The Iranian authorities have accused “thugs” of torching a prison clothing depot and reported clashes between prisoners, and then between inmates and guards who intervened to put an end to the violence.
Hundreds of the protesters arrested in recent weeks have been sent to Evin, infamous for the ill-treatment of political prisoners, which also holds foreign detainees and thousands jailed on criminal charges.
The official IRNA news agency, citing a Tehran prosecutor, said the clashes had “nothing to do with the recent unrest in the country”, while Mizan said that all those who died had been convicted of robbery.
But Oslo-based group Iran Human Rights (IHR) said it “rejects” the official account, given the “long history of concealing facts” in the Islamic republic.
It said it had “received reports that special forces were deployed to incite prisoners and set the grounds for a crackdown” and called for a UN-backed international investigation to establish the facts.
Prisoners’ relatives and rights groups have voiced grave fears for the inmates and said Iranian security forces had used tear gas inside the correctional facility.
The fire came after four weeks of protests over the death of 22-year-old Amini, following her arrest for allegedly violating Iran’s strict dress code for women.
The wave of demonstrations has turned into a major anti-government movement, confronting Iran’s clerical leadership with one of its biggest challenges since the ousting of the shah in 1979.
More protests were held Sunday, including at the Tehran and Shariati universities where women chanted “we are all Mahsa!”, followed by more overnight rallies in some other areas of the capital.

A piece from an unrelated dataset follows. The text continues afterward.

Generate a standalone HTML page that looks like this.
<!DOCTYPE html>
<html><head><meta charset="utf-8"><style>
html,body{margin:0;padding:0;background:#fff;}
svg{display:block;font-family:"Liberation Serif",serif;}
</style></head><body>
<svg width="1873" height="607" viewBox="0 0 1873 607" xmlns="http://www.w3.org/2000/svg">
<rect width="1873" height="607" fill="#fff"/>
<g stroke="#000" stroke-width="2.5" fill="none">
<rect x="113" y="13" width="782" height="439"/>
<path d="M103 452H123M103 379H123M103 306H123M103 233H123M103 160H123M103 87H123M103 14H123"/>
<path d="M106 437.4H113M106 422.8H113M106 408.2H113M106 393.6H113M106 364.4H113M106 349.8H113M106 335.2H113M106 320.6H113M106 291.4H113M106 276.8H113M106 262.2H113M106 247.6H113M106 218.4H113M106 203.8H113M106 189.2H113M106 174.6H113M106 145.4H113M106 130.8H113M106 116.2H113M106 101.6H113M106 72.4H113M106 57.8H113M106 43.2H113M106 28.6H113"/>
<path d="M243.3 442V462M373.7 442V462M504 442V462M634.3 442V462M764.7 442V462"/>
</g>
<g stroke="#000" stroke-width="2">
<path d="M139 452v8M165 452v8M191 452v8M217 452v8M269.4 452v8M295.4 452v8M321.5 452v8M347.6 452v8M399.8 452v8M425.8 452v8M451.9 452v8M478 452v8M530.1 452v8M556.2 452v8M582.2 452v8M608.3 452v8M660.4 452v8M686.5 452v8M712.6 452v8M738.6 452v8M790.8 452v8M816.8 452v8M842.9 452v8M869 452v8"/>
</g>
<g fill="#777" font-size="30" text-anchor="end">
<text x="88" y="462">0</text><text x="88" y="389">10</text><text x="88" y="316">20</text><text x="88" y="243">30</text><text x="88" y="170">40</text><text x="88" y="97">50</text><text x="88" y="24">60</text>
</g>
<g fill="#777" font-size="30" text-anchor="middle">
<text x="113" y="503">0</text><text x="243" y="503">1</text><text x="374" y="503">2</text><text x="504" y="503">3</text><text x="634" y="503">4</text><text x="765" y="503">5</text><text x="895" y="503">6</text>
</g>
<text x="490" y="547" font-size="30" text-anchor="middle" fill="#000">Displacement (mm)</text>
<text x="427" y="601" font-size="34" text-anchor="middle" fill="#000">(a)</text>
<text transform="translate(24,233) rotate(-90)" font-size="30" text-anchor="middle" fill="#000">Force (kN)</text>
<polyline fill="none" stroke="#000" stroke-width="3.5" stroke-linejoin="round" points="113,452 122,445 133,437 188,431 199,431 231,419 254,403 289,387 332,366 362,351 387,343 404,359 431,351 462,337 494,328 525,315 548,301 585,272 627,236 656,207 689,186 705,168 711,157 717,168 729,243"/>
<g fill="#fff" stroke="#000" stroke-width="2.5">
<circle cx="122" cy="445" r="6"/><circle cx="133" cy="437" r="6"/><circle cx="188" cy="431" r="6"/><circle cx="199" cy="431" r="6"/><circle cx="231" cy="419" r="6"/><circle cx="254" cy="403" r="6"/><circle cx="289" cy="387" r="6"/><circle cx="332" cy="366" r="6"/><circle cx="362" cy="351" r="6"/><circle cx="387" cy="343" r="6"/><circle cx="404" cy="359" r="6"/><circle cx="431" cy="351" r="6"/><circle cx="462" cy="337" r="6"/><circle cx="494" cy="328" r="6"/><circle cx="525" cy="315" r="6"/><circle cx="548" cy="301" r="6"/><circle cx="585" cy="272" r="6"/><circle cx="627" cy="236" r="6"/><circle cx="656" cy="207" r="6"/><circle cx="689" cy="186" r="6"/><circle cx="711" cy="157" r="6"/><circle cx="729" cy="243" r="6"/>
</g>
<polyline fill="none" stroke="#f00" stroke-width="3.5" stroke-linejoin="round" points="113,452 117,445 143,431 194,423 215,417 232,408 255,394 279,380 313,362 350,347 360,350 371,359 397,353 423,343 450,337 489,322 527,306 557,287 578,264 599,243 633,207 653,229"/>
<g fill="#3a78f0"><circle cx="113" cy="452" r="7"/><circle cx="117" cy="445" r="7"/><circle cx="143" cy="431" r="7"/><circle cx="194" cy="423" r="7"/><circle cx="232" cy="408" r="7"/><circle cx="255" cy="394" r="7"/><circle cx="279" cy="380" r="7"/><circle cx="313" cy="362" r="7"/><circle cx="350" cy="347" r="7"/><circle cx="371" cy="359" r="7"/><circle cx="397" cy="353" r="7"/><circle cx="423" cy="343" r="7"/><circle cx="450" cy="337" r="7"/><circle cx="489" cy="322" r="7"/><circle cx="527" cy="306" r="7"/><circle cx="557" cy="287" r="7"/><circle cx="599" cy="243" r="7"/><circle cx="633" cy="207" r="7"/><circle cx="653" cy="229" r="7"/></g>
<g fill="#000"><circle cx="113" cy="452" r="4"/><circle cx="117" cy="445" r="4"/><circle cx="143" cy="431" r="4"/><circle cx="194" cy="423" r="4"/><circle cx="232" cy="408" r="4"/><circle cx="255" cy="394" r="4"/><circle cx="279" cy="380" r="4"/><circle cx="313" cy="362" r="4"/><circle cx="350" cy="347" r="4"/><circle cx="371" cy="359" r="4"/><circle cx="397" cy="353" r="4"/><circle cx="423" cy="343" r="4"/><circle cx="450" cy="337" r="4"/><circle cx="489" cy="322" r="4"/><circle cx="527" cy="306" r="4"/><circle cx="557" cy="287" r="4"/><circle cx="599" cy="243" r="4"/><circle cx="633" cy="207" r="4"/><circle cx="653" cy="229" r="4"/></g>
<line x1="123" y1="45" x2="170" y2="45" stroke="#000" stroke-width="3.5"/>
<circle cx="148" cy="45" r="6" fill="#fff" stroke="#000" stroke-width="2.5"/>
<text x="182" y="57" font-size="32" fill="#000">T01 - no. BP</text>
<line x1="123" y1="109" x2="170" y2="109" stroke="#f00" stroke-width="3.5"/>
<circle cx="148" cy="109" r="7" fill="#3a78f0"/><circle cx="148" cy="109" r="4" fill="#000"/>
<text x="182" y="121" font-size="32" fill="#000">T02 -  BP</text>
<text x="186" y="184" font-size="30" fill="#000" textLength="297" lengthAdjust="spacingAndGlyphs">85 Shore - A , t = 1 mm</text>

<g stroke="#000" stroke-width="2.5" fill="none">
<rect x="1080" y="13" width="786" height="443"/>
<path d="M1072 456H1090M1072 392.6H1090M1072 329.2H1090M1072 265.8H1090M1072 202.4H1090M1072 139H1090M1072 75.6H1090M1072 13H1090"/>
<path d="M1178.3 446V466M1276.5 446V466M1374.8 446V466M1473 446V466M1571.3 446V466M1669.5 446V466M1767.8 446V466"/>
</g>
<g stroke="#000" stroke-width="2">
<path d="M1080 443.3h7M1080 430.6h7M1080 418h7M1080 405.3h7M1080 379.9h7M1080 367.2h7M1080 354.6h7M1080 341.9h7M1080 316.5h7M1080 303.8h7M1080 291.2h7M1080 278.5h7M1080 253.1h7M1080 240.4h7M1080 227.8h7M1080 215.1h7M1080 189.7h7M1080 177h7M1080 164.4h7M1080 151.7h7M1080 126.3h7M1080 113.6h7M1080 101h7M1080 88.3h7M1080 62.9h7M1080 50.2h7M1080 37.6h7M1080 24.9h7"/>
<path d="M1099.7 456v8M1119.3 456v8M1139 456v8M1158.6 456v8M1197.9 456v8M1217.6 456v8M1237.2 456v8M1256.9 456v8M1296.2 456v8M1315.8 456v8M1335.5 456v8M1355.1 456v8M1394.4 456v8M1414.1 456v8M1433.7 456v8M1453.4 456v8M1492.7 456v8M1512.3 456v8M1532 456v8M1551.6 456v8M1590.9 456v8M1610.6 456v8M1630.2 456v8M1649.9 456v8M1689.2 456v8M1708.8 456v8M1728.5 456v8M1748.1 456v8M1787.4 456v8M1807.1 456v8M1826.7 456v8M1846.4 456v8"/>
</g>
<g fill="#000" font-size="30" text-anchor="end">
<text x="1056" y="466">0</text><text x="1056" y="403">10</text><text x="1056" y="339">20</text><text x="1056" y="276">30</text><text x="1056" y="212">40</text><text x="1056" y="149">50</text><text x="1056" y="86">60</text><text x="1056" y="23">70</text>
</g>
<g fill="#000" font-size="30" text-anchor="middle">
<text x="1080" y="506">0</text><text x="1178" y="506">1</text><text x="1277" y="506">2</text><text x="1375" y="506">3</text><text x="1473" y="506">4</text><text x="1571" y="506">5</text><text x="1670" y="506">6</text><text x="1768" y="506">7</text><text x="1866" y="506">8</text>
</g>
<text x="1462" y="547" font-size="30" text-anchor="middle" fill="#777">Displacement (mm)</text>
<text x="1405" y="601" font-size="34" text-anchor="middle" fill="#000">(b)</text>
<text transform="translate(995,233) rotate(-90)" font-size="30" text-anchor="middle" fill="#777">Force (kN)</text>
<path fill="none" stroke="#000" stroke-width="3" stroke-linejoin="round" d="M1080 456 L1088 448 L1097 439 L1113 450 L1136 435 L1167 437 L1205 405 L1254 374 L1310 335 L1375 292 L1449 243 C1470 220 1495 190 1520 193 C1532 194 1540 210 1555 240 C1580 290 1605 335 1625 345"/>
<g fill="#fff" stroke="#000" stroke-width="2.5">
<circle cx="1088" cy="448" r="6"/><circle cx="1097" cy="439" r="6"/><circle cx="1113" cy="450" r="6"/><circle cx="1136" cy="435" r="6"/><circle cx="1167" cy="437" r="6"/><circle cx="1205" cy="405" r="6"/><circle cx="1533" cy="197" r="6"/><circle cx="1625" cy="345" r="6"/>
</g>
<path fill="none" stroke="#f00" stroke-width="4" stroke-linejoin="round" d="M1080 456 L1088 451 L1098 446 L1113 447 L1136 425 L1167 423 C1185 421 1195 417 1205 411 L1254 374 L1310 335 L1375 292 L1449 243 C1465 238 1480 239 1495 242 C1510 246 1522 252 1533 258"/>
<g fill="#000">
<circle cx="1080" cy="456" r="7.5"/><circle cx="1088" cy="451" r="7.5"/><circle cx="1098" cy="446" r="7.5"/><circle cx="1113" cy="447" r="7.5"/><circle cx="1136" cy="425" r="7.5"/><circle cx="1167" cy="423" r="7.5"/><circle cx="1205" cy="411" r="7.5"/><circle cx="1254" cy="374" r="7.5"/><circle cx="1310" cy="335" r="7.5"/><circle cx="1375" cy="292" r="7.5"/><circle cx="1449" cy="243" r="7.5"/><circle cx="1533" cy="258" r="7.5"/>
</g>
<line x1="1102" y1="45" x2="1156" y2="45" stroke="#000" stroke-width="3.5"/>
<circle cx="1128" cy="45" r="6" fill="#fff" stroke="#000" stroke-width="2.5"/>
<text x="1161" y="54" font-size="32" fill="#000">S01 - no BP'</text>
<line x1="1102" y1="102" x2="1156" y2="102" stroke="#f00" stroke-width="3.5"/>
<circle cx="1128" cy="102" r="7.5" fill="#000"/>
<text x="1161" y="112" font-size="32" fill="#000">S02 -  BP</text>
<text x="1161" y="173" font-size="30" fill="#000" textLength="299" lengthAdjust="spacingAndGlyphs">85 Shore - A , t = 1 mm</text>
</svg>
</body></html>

Iranian rights activist Atena Daemi, herself a long-time inmate of Evin, wrote on Twitter that in the early hours of Sunday several buses and ambulances were seen leaving the facility.
She said some prisoners in Ward 8, which houses political detainees, had been transferred to another jail.

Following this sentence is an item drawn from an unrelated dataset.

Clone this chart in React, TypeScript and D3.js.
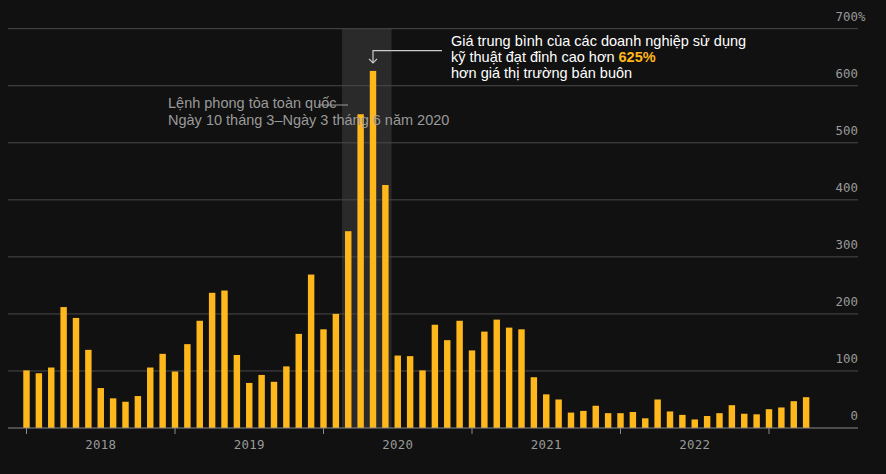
import React from "react";
import * as d3 from "d3";

const years = ["2018", "2019", "2020", "2021", "2022"];
const v2018 = [101, 96, 106, 212, 193, 137, 70, 52, 46, 56, 106, 130];
const v2019 = [99, 147, 188, 237, 241, 128, 79, 93, 81, 108, 165, 269];
const v2020 = [173, 200, 345, 550, 626, 426, 127, 126, 101, 181, 154, 188];
const v2021 = [136, 169, 190, 176, 173, 89, 59, 50, 27, 30, 39, 26];
const v2022 = [26, 28, 17, 50, 29, 23, 15, 21, 26, 40, 25, 24];
const v2023 = [33, 36, 47, 54];
const values = [...v2018, ...v2019, ...v2020, ...v2021, ...v2022, ...v2023];
const months = values.map((_, i) => `${2018 + Math.floor(i / 12)}-${String((i % 12) + 1).padStart(2, "0")}`);
const yTicks = [0, 100, 200, 300, 400, 500, 600, 700];
const lockdownStart = "2020-03";
const lockdownEnd = "2020-06";
const peakMonth = "2020-05";
const lockdownLabel = ["Lệnh phong tỏa toàn quốc", "Ngày 10 tháng 3–Ngày 3 tháng 6 năm 2020"];
const noteLines = ["Giá trung bình của các doanh nghiệp sử dụng", "kỹ thuật đạt đỉnh cao hơn ", "hơn giá thị trường bán buôn"];
const noteHighlight = "625%";

const W = 886;
const H = 474;
const BG = "#111111";
const BAR = "#ffb81c";

export default function App() {
  const step = 12.375;
  const x = d3
    .scaleBand<string>()
    .domain(months)
    .range([26.5 - step / 2, 26.5 - step / 2 + step * months.length])
    .paddingInner(0.48)
    .paddingOuter(0.24);
  const bw = x.bandwidth();
  const cx = (m: string) => (x(m) as number) + bw / 2;
  const y = d3.scaleLinear().domain([0, 700]).range([428, 28.7]);
  const gridL = 8;
  const gridR = 858;
  const mono = "'DejaVu Sans Mono', monospace";
  const sans = "'Liberation Sans', Arial, sans-serif";

  const shadeX0 = cx(lockdownStart) - step / 2;
  const shadeX1 = cx(lockdownEnd) + step / 2;
  const peakX = cx(peakMonth);
  const peakV = values[months.indexOf(peakMonth)];

  return (
    <svg width={W} height={H} style={{ position: "absolute", left: 0, top: 0, display: "block" }}>
      <rect x={0} y={0} width={W} height={H} fill={BG} />
      <rect x={shadeX0} y={y(700)} width={shadeX1 - shadeX0} height={y(0) - y(700)} fill="#2a2a2a" />
      {yTicks.map((t) => (
        <g key={t}>
          {t > 0 && <line x1={gridL} x2={gridR} y1={y(t)} y2={y(t)} stroke="#4a4a4a" strokeWidth={1} />}
          <text x={gridR} y={y(t) - 8} textAnchor="end" fill="#9a9a9a" fontFamily={mono} fontSize={12.4}>
            {t}
          </text>
          {t === 700 && (
            <text x={gridR} y={y(t) - 8} fill="#9a9a9a" fontFamily={mono} fontSize={12.4}>
              %
            </text>
          )}
        </g>
      ))}
      {values.map((v, i) => (
        <rect key={months[i]} x={x(months[i])} y={y(v)} width={bw} height={y(0) - y(v)} fill={BAR} />
      ))}
      <line x1={gridL} x2={gridR} y1={y(0)} y2={y(0)} stroke="#8a8a8a" strokeWidth={1.2} />
      {years.map((yr) => {
        const tx = cx(`${yr}-01`);
        return (
          <g key={yr}>
            <line x1={tx} x2={tx} y1={y(0)} y2={y(0) + 6} stroke="#8a8a8a" strokeWidth={1} />
            <text x={tx + 6 * step} y={449} textAnchor="middle" fill="#9a9a9a" fontFamily={mono} fontSize={12.4} letterSpacing={0.3}>
              {yr}
            </text>
          </g>
        );
      })}
      {(() => {
        const tx = cx("2023-01");
        return <line x1={tx} x2={tx} y1={y(0)} y2={y(0) + 6} stroke="#8a8a8a" strokeWidth={1} />;
      })()}
      {/* lockdown label */}
      <text x={168} y={108} fill="#9a9a9a" fontFamily={sans} fontSize={14.5}>
        {lockdownLabel[0]}
      </text>
      <text x={168} y={125} fill="#9a9a9a" fontFamily={sans} fontSize={14.5}>
        {lockdownLabel[1]}
      </text>
      <line x1={318} x2={348} y1={105} y2={105} stroke="#9a9a9a" strokeWidth={1} />
      {/* peak annotation */}
      <path d={`M${442},${50.7} H${peakX} V${y(peakV) - 8}`} fill="none" stroke="#cccccc" strokeWidth={1.2} />
      <path
        d={`M${peakX - 4},${y(peakV) - 12} L${peakX},${y(peakV) - 8} L${peakX + 4},${y(peakV) - 12}`}
        fill="none"
        stroke="#cccccc"
        strokeWidth={1.2}
      />
      <g fontFamily={sans} fontSize={14.5} fill="#ffffff">
        <text x={451} y={46}>{noteLines[0]}</text>
        <text x={451} y={62}>
          {noteLines[1]}
          <tspan fill={BAR} fontWeight="bold">{noteHighlight}</tspan>
        </text>
        <text x={451} y={77.5}>{noteLines[2]}</text>
      </g>
    </svg>
  );
}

IHR reported that inmates’ relatives gathered outside Evin on Sunday, seeking information about their loved ones.
Activists noted further confusion when state television announced Sunday that 40 people had been killed, only to correct this back to the initial toll of four just minutes later.

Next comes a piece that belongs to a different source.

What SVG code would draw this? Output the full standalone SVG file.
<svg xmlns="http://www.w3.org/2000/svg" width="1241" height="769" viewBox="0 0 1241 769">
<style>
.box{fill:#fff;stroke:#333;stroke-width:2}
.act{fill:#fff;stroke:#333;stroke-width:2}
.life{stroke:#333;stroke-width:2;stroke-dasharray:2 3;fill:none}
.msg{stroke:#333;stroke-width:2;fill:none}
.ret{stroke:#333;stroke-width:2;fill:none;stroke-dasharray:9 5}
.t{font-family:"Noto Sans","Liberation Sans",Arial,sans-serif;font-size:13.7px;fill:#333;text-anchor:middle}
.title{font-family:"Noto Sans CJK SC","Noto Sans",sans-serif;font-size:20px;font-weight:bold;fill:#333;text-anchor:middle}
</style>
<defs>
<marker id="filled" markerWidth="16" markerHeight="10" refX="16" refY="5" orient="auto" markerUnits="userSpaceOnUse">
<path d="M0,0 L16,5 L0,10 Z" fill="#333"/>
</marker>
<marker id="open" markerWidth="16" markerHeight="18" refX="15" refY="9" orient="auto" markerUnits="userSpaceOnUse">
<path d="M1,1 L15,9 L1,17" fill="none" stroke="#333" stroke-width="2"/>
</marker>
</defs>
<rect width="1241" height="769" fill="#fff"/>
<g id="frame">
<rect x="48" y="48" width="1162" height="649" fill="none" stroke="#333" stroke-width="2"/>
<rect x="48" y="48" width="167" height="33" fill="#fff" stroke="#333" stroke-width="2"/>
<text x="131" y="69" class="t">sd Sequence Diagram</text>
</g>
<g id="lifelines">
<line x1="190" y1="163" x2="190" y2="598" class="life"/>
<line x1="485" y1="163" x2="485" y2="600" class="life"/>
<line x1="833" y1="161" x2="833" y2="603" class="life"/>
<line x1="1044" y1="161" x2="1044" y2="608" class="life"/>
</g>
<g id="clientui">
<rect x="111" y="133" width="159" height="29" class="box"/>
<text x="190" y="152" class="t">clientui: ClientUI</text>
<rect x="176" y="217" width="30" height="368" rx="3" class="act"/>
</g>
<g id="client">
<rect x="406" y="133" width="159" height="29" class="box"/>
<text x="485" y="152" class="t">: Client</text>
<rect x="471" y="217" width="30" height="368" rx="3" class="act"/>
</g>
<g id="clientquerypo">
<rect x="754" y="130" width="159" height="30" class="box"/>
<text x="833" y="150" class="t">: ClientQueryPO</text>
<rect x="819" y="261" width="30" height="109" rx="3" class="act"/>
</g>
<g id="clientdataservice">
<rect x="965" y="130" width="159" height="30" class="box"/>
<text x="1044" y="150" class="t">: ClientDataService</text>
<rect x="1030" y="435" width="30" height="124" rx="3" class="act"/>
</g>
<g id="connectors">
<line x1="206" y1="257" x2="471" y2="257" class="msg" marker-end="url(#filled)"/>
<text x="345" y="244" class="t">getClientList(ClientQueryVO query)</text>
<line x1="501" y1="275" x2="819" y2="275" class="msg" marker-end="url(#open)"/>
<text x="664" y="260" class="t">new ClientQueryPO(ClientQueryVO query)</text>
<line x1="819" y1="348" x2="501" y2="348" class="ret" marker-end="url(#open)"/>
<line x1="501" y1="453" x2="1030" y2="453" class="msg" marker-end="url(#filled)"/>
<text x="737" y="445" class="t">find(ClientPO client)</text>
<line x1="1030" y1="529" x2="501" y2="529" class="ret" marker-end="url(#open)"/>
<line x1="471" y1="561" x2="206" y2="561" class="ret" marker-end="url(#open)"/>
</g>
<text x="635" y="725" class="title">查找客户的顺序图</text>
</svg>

Evin prison holds French-Iranian academic Fariba Adelkhah and US citizen Siamak Namazi, whose family said he was taken back into custody days ago after a temporary release. Namazi’s US attorney Jared Genser said he had spoken to his family, and that he was unharmed.
France said it was following “with the greatest attention” the situation of its citizens “arbitrarily detained” in Evin.
Supporters of Austrian prisoner Massud Mossaheb said he was suffering after inhaling smoke and tear gas, writing on Twitter that “he can barely speak... He is in big distress”.
European Union foreign policy chief Josep Borrell said the bloc expected “maximum transparency on the situation” at Evin.
The EU has agreed to level new sanctions, a move expected to be endorsed by its foreign ministers Monday.
At least 108 people have been killed by security forces in the crackdown on the Amini protests, and at least 93 more died in separate clashes in Zahedan, Sistan-Balochistan province, according to IHR.
Iranian President Ebrahim Raisi on Sunday accused US President Joe Biden of “inciting chaos” after Biden expressed support for the protests, while the head of the Revolutionary Guards accused the West of a cultural “invasion” of Iranian schools.
“The riots are a path that has come from strategic think tanks in America and England which has spread to our classrooms,” the Guards’ Sepah News website quoted Major General Hossein Salami as saying.
The crackdown has seen the arrest of hundreds of ordinary protesters and also dozens of civil society figures, including journalists, filmmakers and even athletes.